• _PROVIDED RECORDS_:
◆ ◆ ◆ ◆ ◆
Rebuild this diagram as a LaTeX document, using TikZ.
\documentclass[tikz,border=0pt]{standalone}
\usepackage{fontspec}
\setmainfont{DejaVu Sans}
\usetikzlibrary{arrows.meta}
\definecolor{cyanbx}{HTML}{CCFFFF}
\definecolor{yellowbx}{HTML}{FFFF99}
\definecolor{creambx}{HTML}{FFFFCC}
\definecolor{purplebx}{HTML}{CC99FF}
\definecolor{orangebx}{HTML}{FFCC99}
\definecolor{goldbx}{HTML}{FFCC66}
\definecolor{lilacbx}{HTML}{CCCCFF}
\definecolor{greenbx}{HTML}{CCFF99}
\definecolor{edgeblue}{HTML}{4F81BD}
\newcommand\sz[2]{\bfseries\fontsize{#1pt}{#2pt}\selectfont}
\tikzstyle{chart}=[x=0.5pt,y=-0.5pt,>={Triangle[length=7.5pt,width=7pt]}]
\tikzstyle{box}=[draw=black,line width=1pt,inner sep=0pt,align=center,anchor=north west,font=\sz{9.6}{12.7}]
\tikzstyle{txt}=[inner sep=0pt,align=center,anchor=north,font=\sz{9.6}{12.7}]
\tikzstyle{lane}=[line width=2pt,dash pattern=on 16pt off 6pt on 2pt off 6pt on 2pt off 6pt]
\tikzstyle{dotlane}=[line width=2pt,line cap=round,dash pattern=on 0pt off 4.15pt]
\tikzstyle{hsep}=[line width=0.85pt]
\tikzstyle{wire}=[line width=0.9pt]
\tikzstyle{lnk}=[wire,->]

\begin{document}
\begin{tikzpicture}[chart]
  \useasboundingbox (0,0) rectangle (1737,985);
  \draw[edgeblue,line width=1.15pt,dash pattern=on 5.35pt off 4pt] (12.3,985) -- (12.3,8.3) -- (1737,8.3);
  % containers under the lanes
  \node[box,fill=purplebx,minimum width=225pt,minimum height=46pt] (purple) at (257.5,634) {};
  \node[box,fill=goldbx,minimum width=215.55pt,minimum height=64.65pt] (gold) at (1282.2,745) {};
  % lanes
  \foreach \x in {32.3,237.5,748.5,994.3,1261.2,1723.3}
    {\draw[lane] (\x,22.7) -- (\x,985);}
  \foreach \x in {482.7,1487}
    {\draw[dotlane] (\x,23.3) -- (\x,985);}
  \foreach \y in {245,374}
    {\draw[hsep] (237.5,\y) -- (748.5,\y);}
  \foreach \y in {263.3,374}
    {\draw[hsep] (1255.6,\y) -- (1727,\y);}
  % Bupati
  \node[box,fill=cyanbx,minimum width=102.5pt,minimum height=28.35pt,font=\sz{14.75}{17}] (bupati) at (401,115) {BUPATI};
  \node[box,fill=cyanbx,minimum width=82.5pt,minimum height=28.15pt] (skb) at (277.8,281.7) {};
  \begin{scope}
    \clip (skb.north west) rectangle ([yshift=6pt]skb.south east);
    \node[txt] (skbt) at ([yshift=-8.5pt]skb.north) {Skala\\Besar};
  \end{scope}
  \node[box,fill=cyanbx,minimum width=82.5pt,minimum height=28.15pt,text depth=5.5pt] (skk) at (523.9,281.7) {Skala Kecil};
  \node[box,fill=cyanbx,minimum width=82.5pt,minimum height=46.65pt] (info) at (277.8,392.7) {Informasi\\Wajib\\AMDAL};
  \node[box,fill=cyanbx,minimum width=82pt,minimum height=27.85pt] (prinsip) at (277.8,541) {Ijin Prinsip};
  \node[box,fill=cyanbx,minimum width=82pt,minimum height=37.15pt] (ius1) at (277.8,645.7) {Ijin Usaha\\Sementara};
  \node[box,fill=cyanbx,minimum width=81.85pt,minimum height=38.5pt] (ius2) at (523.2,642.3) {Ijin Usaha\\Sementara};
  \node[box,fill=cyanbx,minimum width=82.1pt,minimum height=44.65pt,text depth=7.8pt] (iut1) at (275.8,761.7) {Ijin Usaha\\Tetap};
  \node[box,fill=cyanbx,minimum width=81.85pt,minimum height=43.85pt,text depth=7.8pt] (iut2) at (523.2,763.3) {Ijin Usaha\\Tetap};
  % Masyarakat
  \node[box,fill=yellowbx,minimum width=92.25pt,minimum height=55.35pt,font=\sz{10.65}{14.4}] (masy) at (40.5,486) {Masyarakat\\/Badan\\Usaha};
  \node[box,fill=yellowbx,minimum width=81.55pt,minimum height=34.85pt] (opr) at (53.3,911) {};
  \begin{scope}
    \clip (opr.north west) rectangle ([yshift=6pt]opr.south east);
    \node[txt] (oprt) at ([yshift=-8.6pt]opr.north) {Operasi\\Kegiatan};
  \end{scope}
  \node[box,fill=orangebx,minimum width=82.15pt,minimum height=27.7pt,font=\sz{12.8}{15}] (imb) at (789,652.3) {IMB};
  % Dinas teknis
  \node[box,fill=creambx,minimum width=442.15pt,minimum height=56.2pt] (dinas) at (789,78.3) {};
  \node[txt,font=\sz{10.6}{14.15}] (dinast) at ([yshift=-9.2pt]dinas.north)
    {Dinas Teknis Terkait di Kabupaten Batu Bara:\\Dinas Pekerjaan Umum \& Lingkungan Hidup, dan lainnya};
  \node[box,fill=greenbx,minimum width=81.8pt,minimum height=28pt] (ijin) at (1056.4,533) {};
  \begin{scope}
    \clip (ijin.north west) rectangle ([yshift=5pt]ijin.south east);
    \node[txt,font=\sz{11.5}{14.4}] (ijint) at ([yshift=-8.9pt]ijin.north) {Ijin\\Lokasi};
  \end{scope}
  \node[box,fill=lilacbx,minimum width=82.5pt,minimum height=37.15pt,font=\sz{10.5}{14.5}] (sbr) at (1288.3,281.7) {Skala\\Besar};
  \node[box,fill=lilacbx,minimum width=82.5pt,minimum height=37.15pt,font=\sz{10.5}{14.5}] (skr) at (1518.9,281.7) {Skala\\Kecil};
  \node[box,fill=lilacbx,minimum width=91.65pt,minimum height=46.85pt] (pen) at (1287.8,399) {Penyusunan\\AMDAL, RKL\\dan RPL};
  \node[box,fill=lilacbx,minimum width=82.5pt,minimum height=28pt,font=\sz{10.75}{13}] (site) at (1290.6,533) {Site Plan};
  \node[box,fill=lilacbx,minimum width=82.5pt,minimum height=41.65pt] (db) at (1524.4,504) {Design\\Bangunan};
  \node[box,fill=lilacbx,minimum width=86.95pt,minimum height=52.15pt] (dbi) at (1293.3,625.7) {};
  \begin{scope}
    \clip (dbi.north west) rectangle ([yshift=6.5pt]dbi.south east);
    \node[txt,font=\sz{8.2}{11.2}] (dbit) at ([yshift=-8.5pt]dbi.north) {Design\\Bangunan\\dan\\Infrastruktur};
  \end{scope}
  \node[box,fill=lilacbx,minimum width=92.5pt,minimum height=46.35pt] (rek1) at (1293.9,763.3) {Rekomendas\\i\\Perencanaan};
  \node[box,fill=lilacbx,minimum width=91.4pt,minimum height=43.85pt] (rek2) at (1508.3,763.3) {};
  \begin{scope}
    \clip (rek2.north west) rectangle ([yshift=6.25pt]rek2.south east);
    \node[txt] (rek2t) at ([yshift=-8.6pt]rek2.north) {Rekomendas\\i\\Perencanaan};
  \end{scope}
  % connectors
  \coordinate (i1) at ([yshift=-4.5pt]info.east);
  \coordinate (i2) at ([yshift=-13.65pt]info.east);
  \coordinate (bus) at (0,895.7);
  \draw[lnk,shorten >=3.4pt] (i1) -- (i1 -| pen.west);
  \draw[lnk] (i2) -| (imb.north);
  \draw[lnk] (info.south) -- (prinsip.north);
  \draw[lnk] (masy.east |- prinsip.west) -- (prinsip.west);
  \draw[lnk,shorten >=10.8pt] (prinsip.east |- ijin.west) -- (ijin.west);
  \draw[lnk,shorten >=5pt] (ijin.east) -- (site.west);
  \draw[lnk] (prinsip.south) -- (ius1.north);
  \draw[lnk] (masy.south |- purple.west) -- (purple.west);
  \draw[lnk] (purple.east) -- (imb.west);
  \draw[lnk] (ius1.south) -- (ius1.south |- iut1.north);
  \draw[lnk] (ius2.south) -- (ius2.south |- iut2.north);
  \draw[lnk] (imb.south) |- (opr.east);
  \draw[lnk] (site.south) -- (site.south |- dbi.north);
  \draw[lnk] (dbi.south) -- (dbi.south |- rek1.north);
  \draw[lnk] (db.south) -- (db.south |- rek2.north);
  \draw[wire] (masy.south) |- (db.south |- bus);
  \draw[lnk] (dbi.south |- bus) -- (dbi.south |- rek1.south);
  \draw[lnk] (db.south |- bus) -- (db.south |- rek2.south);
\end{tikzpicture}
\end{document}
◆ ◆ ◆ ◆ ◆
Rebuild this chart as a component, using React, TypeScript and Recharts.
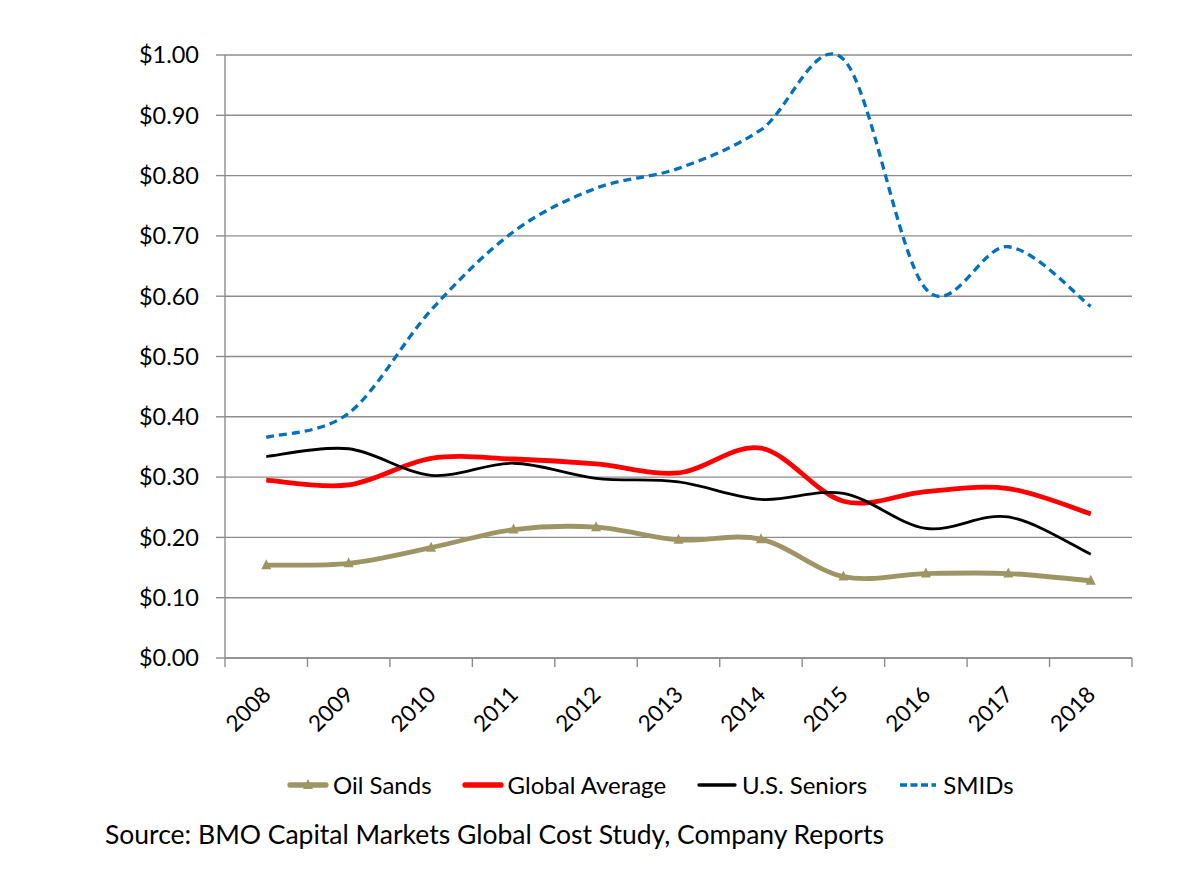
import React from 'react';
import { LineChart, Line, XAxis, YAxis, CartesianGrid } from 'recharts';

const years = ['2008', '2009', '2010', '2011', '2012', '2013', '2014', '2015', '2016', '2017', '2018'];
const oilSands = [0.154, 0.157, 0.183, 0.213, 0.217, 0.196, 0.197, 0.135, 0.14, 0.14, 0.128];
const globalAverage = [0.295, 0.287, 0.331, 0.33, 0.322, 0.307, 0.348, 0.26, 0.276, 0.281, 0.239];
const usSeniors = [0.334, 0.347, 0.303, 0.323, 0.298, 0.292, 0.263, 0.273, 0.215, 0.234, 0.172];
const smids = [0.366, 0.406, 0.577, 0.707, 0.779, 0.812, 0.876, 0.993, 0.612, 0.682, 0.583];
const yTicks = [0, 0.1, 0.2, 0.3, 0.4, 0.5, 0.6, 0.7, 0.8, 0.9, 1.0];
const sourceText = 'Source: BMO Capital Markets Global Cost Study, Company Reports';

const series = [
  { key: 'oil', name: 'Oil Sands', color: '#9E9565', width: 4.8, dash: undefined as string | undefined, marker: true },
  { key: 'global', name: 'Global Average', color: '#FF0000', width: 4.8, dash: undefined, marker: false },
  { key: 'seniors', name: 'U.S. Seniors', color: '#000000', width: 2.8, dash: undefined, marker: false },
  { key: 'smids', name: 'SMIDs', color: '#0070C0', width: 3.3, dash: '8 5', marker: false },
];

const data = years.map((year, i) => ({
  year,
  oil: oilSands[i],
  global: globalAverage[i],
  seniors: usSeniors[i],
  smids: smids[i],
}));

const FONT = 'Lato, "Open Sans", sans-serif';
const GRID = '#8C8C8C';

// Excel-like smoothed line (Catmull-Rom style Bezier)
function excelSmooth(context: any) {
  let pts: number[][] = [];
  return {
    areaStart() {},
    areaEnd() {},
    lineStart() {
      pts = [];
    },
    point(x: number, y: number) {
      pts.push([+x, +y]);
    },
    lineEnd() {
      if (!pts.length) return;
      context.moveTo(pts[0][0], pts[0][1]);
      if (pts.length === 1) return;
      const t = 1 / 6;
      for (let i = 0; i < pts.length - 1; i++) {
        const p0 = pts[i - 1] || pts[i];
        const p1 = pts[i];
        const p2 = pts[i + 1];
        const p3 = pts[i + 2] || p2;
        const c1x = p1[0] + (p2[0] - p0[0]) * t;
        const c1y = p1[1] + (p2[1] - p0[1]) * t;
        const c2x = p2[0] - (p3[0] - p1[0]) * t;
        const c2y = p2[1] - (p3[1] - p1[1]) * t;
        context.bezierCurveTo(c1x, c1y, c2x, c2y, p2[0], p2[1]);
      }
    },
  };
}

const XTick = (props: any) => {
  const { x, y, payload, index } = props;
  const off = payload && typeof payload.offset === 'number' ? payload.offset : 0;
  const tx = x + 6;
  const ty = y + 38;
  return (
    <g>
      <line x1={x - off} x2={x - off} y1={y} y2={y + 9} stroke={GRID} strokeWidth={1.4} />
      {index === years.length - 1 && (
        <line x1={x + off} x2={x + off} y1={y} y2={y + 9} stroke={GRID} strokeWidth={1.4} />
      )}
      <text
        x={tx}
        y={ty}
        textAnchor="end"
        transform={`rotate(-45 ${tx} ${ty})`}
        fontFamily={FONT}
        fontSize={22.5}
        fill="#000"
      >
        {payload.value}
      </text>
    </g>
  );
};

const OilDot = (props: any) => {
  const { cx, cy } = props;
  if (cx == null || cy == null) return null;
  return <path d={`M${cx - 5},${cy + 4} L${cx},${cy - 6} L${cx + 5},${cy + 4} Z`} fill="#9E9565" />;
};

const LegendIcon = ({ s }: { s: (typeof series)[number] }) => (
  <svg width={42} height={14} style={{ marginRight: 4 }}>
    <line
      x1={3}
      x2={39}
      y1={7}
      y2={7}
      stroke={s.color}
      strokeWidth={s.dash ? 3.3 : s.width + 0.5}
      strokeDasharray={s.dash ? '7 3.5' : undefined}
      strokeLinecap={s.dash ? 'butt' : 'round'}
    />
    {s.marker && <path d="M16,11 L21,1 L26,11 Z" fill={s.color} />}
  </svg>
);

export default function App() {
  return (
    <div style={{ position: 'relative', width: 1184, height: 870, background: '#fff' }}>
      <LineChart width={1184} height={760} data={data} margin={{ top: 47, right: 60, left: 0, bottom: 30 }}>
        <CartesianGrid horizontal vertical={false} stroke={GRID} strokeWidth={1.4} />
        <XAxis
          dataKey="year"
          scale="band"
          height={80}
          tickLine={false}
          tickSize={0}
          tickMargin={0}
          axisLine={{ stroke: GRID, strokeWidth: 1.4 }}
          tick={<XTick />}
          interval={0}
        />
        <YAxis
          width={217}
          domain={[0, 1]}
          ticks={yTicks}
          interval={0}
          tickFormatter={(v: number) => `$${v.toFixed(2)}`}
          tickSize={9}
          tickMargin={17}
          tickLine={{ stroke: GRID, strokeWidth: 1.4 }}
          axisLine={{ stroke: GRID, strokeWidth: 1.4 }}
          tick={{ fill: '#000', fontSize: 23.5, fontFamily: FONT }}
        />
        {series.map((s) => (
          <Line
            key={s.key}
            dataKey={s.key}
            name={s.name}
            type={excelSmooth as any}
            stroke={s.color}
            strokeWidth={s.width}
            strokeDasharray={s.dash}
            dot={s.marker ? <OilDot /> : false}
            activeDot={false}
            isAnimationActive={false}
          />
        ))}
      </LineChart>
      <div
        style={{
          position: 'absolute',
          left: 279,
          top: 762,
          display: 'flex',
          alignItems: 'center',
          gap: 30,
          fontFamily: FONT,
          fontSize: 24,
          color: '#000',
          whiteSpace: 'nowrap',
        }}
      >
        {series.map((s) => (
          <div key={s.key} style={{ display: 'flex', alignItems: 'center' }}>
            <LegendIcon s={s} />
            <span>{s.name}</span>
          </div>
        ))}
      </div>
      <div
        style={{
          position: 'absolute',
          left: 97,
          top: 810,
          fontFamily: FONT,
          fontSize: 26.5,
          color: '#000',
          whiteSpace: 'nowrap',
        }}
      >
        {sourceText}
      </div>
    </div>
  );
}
◆ ◆ ◆ ◆ ◆
• _TASK REQUIREMENTS_: In the listing above, find the line containing "Rebuild this chart" and the line containing "XAxis, YAxis, CartesianGrid", then return both of them and every line between, exactly, without pictures.

• _PROBLEM SOLUTION_:
Rebuild this chart as a component, using React, TypeScript and Recharts.
import React from 'react';
import { LineChart, Line, XAxis, YAxis, CartesianGrid } from 'recharts';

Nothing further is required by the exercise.